2022年 東レパンパシフィックオープン 観戦記④
2022年9月18日 シングルス予選決勝
今大会で引退を表明している奈良の試合は間違いなくこの日最大の注目試合でした。お客さんの多くも奈良の試合目当てで来ていた様子で、第1試合の終盤からかなりお客さんが入ってきていた印象です。
第1セットは完全に奈良の圧勝ムードでした。相手のシニコバは強打したときの威力こそありますが、ラリー戦の中では奈良の守備を崩すことができず、逆に少しでも甘いショットがあれば奈良の方が先に仕掛けてポイントを取るという形になりました。なかなか主導権の取れないシニコバは「さらに強打する」という作戦しか取れず、そうなったことでますますアンフォースドエラーが増え、ほとんど危なげない形で奈良が第1セットをものにしました。

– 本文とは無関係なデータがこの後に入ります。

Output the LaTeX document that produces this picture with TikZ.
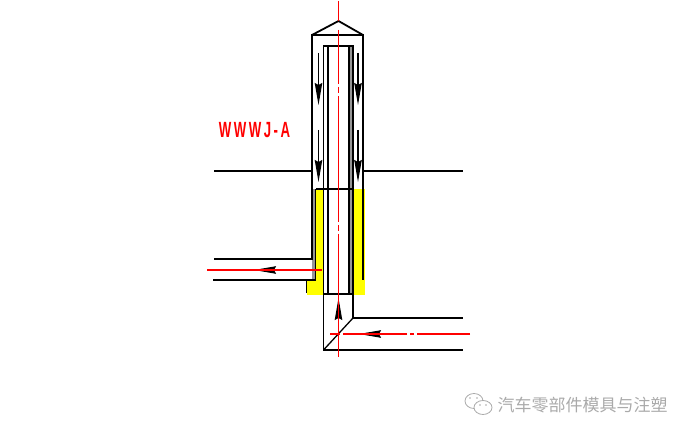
\documentclass[tikz,border=0pt]{standalone}
\usepackage{fontspec}
\setmainfont{Liberation Sans}
\newfontfamily\cjkfont{Noto Sans CJK SC}
\usetikzlibrary{arrows.meta,positioning}
\definecolor{dfyellow}{RGB}{255,255,0}
\definecolor{dfred}{RGB}{255,0,0}
\definecolor{dfgray}{RGB}{150,150,150}
\definecolor{dfmark}{RGB}{170,170,170}
\tikzstyle{wall} = [line width=1.8pt,color=black,line join=miter]
\tikzstyle{thinwall} = [line width=1.3pt,color=black]
\tikzstyle{flow} = [line width=1.1pt,color=black,-{Stealth[length=22pt,width=7.5pt,inset=2pt]}]
\tikzstyle{axis} = [line width=1.6pt,color=dfred]
\tikzstyle{bubble} = [draw=dfmark,line width=0.8pt,fill=white]
\begin{document}
\begin{tikzpicture}[x=1pt,y=-1pt]
\useasboundingbox (0,0) rectangle (689,435);

% Yellow packing
\fill[dfyellow] (316,189) rectangle (323.5,295);
\fill[dfyellow] (307,280) rectangle (323.5,295);
\fill[dfyellow] (353,189) rectangle (364.5,295);

% Gray wall bands
\fill[dfgray] (312,189) rectangle (315.5,280);
\fill[dfgray] (349,46) rectangle (353,294);

% Coordinates
\coordinate (apex) at (338.5,21);
\coordinate (shoulderL) at (312,35);
\coordinate (shoulderR) at (363,35);
\coordinate (tubeTL) at (323.5,46);
\coordinate (tubeTR) at (353,46);
\coordinate (tubeBL) at (323.5,294);
\coordinate (tubeBR) at (353,294);
\coordinate (elbowO) at (323.5,350);
\coordinate (elbowI) at (353,318);

% Outer body
\draw[wall] (214,171) -- (312,171);
\draw[wall] (363,171) -- (463,171);
\draw[wall] (shoulderL) -- (apex) -- (shoulderR);
\draw[wall] (214,259) -- (312,259) -- (shoulderL) -- (shoulderR) -- (363,280);
\draw[thinwall] (213,280) -- (315.5,280) -- (315.5,189);
\draw[thinwall] (306.5,280) -- (306.5,293);

% Inner tube
\draw[wall] (tubeBL) -- (tubeTL) -- (tubeTR) -- (tubeBR);
\draw[thinwall] (328,46) -- (328,294);
\draw[thinwall] (349,46) -- (349,294);
\draw[wall] (tubeBL) -- (tubeBR);
\draw[wall] (tubeTL |- 0,189) -- (tubeTR |- 0,189);
\draw[wall] (316,189) -- (323.5,189);

% Elbow
\draw[wall] (tubeBL) -- (elbowO) -- (463,350);
\draw[wall] (tubeBR) -- (elbowI) -- (463,318);
\draw[thinwall] (elbowO) -- (elbowI);

% Flow arrows
\foreach \px in {318.5,358} {
\draw[flow] (\px,53) -- (\px,105);
\draw[flow] (\px,130) -- (\px,182);
}
\draw[flow] (338.5,320) -- (338.5,298);
\draw[flow] (380,334) -- (359,334);
\draw[flow] (275,270) -- (254,270);

% Center lines
\draw[axis,dash pattern=on 20pt off 9pt on 54pt off 3pt on 6pt off 3pt on 126pt off 3pt on 6pt off 3pt on 123pt] (338.5,1) -- (338.5,357);
\draw[axis,dash pattern=on 53pt off 3pt on 4pt off 3pt on 64pt off 3pt on 10pt] (470,334) -- (330,334);
\draw[axis] (207,270) -- (322,270);

% Label
\node[text=dfred,xscale=0.6,transform shape,font=\bfseries\fontsize{22}{22}\selectfont\addfontfeature{LetterSpace=19}] (label) at (254.5,130) {WWWJ-A};

% Watermark
\node[text=dfmark,font=\cjkfont\fontsize{17}{17}\selectfont,anchor=west] (mark) at (494,405) {汽车零部件模具与注塑};
\draw[bubble] (474,401) ellipse (9pt and 7.5pt);
\draw[bubble] (483,407.5) ellipse (9pt and 7pt);
\foreach \px/\py in {470/398,477/398,480/405,486/405} {
\fill[dfmark] (\px,\py) circle (0.9pt);
}
\end{tikzpicture}
\end{document}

第1セットが終わった時点で誰もが昨日のメリカ=マルティネス戦と同じ楽勝を予想したと思います。しかし、テニスの難しさはここからでした。第2セットの第1ゲームでシニコバはこの試合で初めてのキープに成功します。するとここから少し力が抜けたのか開き直ったのかわかりませんが、第1セットエラーの多かったフォアの強打が次第にコートに収まるようになってきはじめ、第2ゲームの奈良のサーブをブレークしてしまったのです。こうなると第1セットでは観られた奈良から展開するパターンはほぼ無くなり、「シニコバが決めるか」「シニコバがミスるまで奈良が粘り切れるか」のどちらかでポイントが決していくような状態になっていきました。この後第3,4,5ゲームにかけてブレーク合戦となり、2-3で迎えた奈良のサービスゲームでこのセット初のサービスキープで3-3とし、スコア、ブレーク数ともに追いつきます。しかし、この後も奈良はサービスキープに苦しみます。第8ゲームでサーブをまたブレークされ、直後の第9ゲームでなんとかブレークバックするものの、第12ゲームのサーブも落としてしまい5-7でこのセットを落とします。
第3セットは完全にシニコバのペースでした。これまで全て強打だったシニコバは第2セットを取ったことで奈良とストローク戦になっても大丈夫だという自信を深めた様子で、つなぐボールと強打するボールにメリハリをつけてきました。逆に奈良の方は第2セットで試合をまとめ切るために全エネルギーを使ってしまった分、プレーの質を上げてきたシニコバに対処することが出来なくなってしまった印象です。シニコバに次々とウィナーを決められてしまう上に、自身のアンフォースドエラーはどんどん増えてしまい、流れを取り戻せないまま0-6でファイナルセットを落として試合終了となりました。
勝ったシニコバはこれが初のWTA本戦です。1回戦で第6シードのプリスコバと対戦になります。
敗れた奈良は残念ながらシングルスはこれで最後の試合となりました。土居美咲とのダブルスに期待したいと思います。土居 / 奈良は1回戦でケニン / サムスノワと対戦になります。